TASK GOAL: Return exactly the listing's lines, from its first line to the line holding "-5.485], [5.545, -5.821]];", ends included.

------------------------------

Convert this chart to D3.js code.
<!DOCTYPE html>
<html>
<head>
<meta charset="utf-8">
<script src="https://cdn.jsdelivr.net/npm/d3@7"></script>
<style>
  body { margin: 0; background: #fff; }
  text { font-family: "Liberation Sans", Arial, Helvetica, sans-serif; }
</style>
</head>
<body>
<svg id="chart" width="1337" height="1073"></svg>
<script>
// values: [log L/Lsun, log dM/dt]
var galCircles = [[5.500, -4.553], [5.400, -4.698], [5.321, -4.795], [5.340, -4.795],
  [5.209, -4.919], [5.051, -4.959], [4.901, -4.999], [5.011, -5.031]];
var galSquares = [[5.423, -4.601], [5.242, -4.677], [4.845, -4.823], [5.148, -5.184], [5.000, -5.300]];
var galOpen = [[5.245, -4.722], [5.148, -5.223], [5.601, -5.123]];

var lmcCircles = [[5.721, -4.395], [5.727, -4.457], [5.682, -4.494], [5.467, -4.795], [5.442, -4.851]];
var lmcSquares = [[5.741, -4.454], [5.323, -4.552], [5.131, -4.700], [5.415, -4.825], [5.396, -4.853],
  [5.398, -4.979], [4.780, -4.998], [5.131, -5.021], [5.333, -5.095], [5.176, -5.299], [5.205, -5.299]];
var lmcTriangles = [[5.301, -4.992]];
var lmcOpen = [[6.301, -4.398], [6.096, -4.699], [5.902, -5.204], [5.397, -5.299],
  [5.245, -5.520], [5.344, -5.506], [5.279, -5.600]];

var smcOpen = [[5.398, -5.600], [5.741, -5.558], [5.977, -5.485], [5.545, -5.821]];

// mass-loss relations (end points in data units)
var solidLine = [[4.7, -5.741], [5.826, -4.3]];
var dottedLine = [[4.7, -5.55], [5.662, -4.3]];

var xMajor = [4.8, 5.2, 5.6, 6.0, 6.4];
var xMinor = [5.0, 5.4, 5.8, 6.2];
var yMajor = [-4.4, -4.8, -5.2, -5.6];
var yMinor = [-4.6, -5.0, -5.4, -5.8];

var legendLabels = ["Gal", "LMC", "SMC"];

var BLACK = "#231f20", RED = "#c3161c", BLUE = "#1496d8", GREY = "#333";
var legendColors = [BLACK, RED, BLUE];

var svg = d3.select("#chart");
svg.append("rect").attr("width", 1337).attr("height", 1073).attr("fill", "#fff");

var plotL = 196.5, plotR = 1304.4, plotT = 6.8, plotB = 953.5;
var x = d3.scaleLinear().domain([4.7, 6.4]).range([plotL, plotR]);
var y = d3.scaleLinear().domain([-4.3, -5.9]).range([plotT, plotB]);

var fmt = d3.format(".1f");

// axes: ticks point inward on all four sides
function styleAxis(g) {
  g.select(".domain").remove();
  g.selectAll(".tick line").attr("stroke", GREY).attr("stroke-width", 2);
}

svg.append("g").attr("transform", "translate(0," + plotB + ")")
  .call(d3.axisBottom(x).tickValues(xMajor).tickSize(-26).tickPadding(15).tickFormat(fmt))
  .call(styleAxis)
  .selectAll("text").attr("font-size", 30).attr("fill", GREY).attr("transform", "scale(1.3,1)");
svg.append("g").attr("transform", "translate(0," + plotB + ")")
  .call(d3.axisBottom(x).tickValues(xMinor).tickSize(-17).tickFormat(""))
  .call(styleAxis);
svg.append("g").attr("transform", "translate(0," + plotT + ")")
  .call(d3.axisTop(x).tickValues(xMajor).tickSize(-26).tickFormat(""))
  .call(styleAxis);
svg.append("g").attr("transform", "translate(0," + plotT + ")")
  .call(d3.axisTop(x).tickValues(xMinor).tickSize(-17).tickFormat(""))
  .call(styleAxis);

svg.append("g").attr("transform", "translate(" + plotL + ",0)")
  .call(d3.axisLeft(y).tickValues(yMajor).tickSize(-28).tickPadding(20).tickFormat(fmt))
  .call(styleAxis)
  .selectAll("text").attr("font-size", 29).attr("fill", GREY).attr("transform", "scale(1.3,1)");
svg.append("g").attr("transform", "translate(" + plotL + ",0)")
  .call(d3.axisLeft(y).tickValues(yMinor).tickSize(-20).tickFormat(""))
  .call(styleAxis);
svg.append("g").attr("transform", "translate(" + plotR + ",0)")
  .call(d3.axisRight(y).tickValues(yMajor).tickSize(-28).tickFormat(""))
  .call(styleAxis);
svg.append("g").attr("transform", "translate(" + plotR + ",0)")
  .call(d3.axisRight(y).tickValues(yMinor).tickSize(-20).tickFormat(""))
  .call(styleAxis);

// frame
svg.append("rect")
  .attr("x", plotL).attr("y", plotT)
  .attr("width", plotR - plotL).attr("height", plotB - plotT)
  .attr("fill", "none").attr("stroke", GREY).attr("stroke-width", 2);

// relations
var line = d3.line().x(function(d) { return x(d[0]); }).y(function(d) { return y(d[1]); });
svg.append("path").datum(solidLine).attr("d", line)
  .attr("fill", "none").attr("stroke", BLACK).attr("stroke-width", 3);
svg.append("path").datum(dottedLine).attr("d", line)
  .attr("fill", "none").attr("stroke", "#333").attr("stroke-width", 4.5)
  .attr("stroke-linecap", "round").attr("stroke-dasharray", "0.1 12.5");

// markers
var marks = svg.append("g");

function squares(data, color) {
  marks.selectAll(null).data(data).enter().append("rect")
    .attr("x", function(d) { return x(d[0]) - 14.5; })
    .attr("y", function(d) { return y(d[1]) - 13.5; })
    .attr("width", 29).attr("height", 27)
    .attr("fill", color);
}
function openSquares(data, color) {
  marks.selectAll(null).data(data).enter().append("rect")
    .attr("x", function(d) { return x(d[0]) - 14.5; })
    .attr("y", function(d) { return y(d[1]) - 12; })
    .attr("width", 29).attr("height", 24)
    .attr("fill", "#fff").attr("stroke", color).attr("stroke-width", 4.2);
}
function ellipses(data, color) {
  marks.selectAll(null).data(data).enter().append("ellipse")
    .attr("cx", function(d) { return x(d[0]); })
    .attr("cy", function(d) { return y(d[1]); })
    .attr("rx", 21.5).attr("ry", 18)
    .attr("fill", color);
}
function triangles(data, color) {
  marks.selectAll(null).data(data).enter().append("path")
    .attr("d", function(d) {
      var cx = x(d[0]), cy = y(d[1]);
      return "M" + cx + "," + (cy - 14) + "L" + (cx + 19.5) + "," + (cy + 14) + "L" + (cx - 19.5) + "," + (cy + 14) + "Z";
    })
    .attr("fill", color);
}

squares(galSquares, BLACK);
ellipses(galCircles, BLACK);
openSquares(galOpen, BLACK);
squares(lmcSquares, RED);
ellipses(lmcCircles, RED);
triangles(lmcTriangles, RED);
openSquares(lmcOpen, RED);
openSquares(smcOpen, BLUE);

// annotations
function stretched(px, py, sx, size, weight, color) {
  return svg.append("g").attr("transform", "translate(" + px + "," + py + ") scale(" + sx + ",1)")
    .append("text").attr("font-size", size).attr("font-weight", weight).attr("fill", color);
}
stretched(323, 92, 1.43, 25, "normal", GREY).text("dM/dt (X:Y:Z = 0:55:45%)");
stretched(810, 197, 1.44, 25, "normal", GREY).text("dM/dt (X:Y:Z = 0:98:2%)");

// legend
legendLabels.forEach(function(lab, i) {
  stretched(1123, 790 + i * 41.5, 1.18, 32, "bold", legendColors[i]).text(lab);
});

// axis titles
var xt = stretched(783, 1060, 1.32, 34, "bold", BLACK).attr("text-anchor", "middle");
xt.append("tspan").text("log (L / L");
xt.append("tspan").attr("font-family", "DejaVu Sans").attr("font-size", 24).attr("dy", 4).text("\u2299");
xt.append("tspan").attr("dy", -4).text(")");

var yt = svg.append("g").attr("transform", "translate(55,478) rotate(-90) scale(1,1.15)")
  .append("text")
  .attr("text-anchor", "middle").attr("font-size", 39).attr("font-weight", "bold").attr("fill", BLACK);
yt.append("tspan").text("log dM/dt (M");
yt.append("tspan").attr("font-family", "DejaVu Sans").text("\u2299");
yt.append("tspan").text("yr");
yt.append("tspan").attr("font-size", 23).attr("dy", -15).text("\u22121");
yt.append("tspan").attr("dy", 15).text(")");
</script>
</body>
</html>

------------------------------

EXERCISE OUTPUT:
Convert this chart to D3.js code.
<!DOCTYPE html>
<html>
<head>
<meta charset="utf-8">
<script src="https://cdn.jsdelivr.net/npm/d3@7"></script>
<style>
  body { margin: 0; background: #fff; }
  text { font-family: "Liberation Sans", Arial, Helvetica, sans-serif; }
</style>
</head>
<body>
<svg id="chart" width="1337" height="1073"></svg>
<script>
// values: [log L/Lsun, log dM/dt]
var galCircles = [[5.500, -4.553], [5.400, -4.698], [5.321, -4.795], [5.340, -4.795],
  [5.209, -4.919], [5.051, -4.959], [4.901, -4.999], [5.011, -5.031]];
var galSquares = [[5.423, -4.601], [5.242, -4.677], [4.845, -4.823], [5.148, -5.184], [5.000, -5.300]];
var galOpen = [[5.245, -4.722], [5.148, -5.223], [5.601, -5.123]];

var lmcCircles = [[5.721, -4.395], [5.727, -4.457], [5.682, -4.494], [5.467, -4.795], [5.442, -4.851]];
var lmcSquares = [[5.741, -4.454], [5.323, -4.552], [5.131, -4.700], [5.415, -4.825], [5.396, -4.853],
  [5.398, -4.979], [4.780, -4.998], [5.131, -5.021], [5.333, -5.095], [5.176, -5.299], [5.205, -5.299]];
var lmcTriangles = [[5.301, -4.992]];
var lmcOpen = [[6.301, -4.398], [6.096, -4.699], [5.902, -5.204], [5.397, -5.299],
  [5.245, -5.520], [5.344, -5.506], [5.279, -5.600]];

var smcOpen = [[5.398, -5.600], [5.741, -5.558], [5.977, -5.485], [5.545, -5.821]];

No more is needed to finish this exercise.